Actually, calling itself a lunch van is more appropriate than maybe even the owners think. Those of you who grew up in the Gump remember the Biff Burger which opened on the Lee side of town in the 1960s.  Know what Biff stands for?  It stands for "Best In Fast Food." In fact, the Biff-Burger in Montgomery was one of 160 of the most successful franchises of that era.  The Biff-Burger had two innovations that set it apart.  First, the founder invented a dual grill machine that charbroiled the hamburgers on one metal conveyor while the buns traveled below and absorbed the flame-kissed drippings.  Second, the founder also invented a modular and portable building equipped with the unique broiler that could be installed in a week such that once the land could be cleared the store could be up and running in ten days.  The Biff-Burger in Montgomery--and now Vicki's Lunch Van--were housed in a portable building that has remained in use for over 40 years. 

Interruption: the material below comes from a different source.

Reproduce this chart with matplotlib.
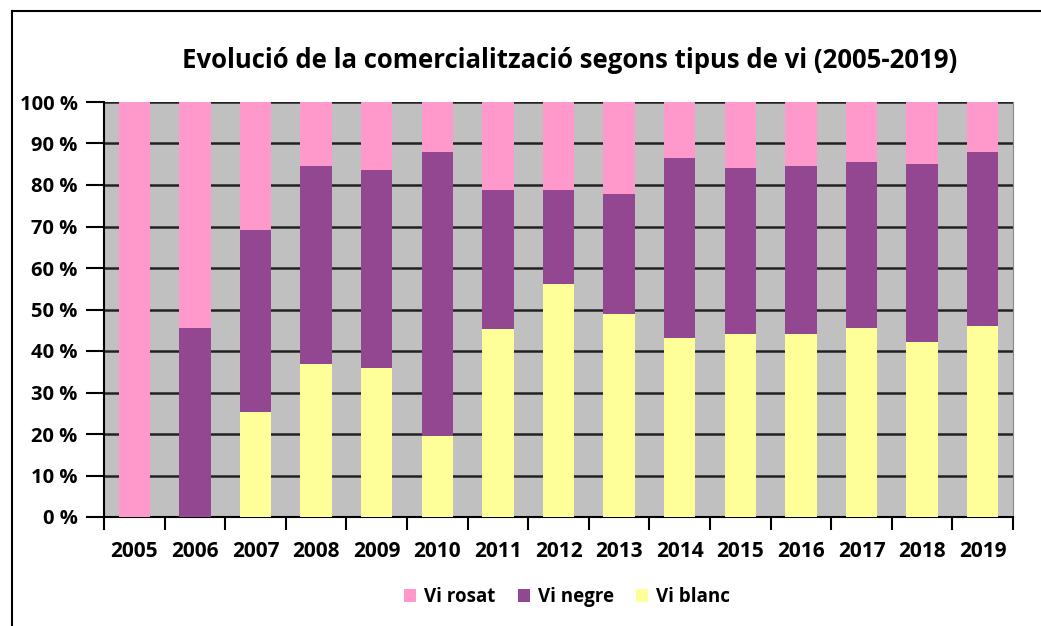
import numpy as np
import matplotlib.pyplot as plt
from matplotlib.lines import Line2D

years = ['2005', '2006', '2007', '2008', '2009', '2010', '2011', '2012',
         '2013', '2014', '2015', '2016', '2017', '2018', '2019']
# shares in %
vi_blanc = [0, 0, 25.4, 36.9, 36.0, 19.5, 45.2, 56.1, 48.9, 43.1, 44.1, 44.1, 45.5, 42.2, 46.0]
vi_negre = [0, 45.6, 43.8, 47.7, 47.6, 68.5, 33.6, 22.7, 28.9, 43.4, 39.9, 40.5, 40.1, 42.9, 42.0]
vi_rosat = [100, 54.4, 30.8, 15.4, 16.4, 12.0, 21.2, 21.2, 22.2, 13.5, 16.0, 15.4, 14.4, 14.9, 12.0]

plt.rcParams['font.family'] = ['Open Sans', 'DejaVu Sans']

fig = plt.figure(figsize=(10.41, 6.26), dpi=100)
ax = fig.add_axes([104 / 1041, 1 - 517 / 626, (1013 - 104) / 1041, (517 - 102) / 626])

x = np.arange(len(years))
w = 0.52
blanc = np.array(vi_blanc)
negre = np.array(vi_negre)
rosat = np.array(vi_rosat)
b1 = ax.bar(x, blanc, w, color='#FFFF99', zorder=3)
b2 = ax.bar(x, negre, w, bottom=blanc, color='#934791', zorder=3)
b3 = ax.bar(x, rosat, w, bottom=blanc + negre, color='#FF99CC', zorder=3)

ax.set_facecolor('#C0C0C0')
ax.set_xlim(-0.5, len(years) - 0.5)
ax.set_ylim(0, 100)
ax.set_yticks(np.arange(0, 101, 10))
ax.set_yticklabels([f'{v} %' for v in range(0, 101, 10)], fontsize=14.5, fontweight='bold')
ax.yaxis.grid(True, color='#222222', linewidth=1.8, zorder=1)
ax.set_axisbelow(True)

ax.set_xticks(np.arange(-0.5, len(years), 1))
ax.set_xticklabels([])
ax.set_xticks(x, minor=True)
ax.set_xticklabels(years, minor=True, fontsize=15, fontweight='bold')
ax.tick_params(axis='x', which='minor', length=0, pad=17)
ax.tick_params(axis='x', which='major', length=9, width=1.5, direction='out')
ax.tick_params(axis='y', length=13, width=1.5, direction='out', pad=6)

ax.spines['top'].set_visible(False)
ax.spines['left'].set_linewidth(1.5)
ax.spines['bottom'].set_linewidth(1.5)
ax.spines['right'].set_color('#888888')

fig.text(0.547, 1 - 61 / 626, 'Evolució de la comercialització segons tipus de vi (2005-2019)',
         ha='center', va='center', fontsize=18.5, fontweight='bold')

ax.legend([b3, b2, b1], ['Vi rosat', 'Vi negre', 'Vi blanc'], loc='center',
          bbox_to_anchor=((567 - 104) / 909, (517 - 597) / 415),
          ncol=3, frameon=False,
          handlelength=0.64, handleheight=0.64, columnspacing=1.2, handletextpad=0.43,
          prop={'weight': 'bold', 'size': 13.5})

# outer frame
fig.add_artist(Line2D([12 / 1041, 12 / 1041], [0, 1 - 11 / 626], color='black', lw=1.5,
                      transform=fig.transFigure))
fig.add_artist(Line2D([12 / 1041, 1], [1 - 11 / 626, 1 - 11 / 626], color='black', lw=1.5,
                      transform=fig.transFigure))

fig.savefig('out.png', dpi=100)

The chain was founded in St. Petersburg, Florida, where one of the only two remaining Biff-Burgers still serve "Biff Burgers" to hundreds of bikers who flock to the throw-back buildings.  Perhaps one can even learn from the fall of this great chain that apparently gave Burger King its idea for a burger broiler.  After the founder sold out to a conglomerate, the purchaser decided to diversify into gambling operations that ruined the company.  Think of it, a casino operation that loses money.  You would almost have to try to lose money to fail at raking in chips from games tilted in your favor.  Regardless of the improbability of it, that is the reason we do not have Biff-Burgers all over the country.
The re-purposed portable BIFF

Their 20th century loss was our 21st century gain. When Vicki had to shut down her actual lunch van near Gunter, the portable Biff-Burger building--which had housed God only knows how many other businesses--was there for the taking.  Today, in that portable building without a sign to alert the passing public a restaurant is inside, Vicki and her cohorts are serving up burgers that put the Biff-Burgers--and just about any fast food hamburger--to shame.  For in the nondescript hovel, made to order hand-pattied mixtures of freshly ground steak are cooked on a griddle, smushed one at a time with a spatula, adorned with a bun to soak up the steamy grease rising from the heat and then served juicy and hot along with thick-cut real french-fries.  Even Harry Reid might agree to allow such a burger to pass mustard.

Darn. I am making myself hungry. What flies?

 Vicki's Lunch Van on Urbanspoon


  1. Vicki's is not in a Biff-Burger building.
    It is in a Burger Chef building, one of at least two in Montgomery.
    Look at the slanted front posts at Vicki's. Then look at the vertical posts at Biff-Burger in your picture. They are not the same building. Biff-Burger had a slanted roof, but not slanted posts.
    The other Burger Chef was on Atlanta Highway, and is now, with expansions, a veterinarian's office.
    The (only?) Biff-Burger in Montgomery was next to the fire station at the corner of Norman Bridge Road and Southern Boulevard. That building still stands.
    Everything else you said about Biff-Burger is true. They were good burgers.

  2. You are right. I remember going to it when it was a Burger Chef and getting the equivalent of a Happy Meal, long before McDonalds offered one.

  3. Uh, Shadow Pup… looks like George just popped you on the butt with a rolled-up Advertiser. It is thinly-researched history like the above that makes people believe Bear Bryant was born in a log cabin in Arkansas when the truth is, he was born in a manger somewhere in the Middle East.

  4. I regret sounding like a smarty-pants.
    I'm a Boomer. I ate at both burger Chefs, and at Biff-Burger.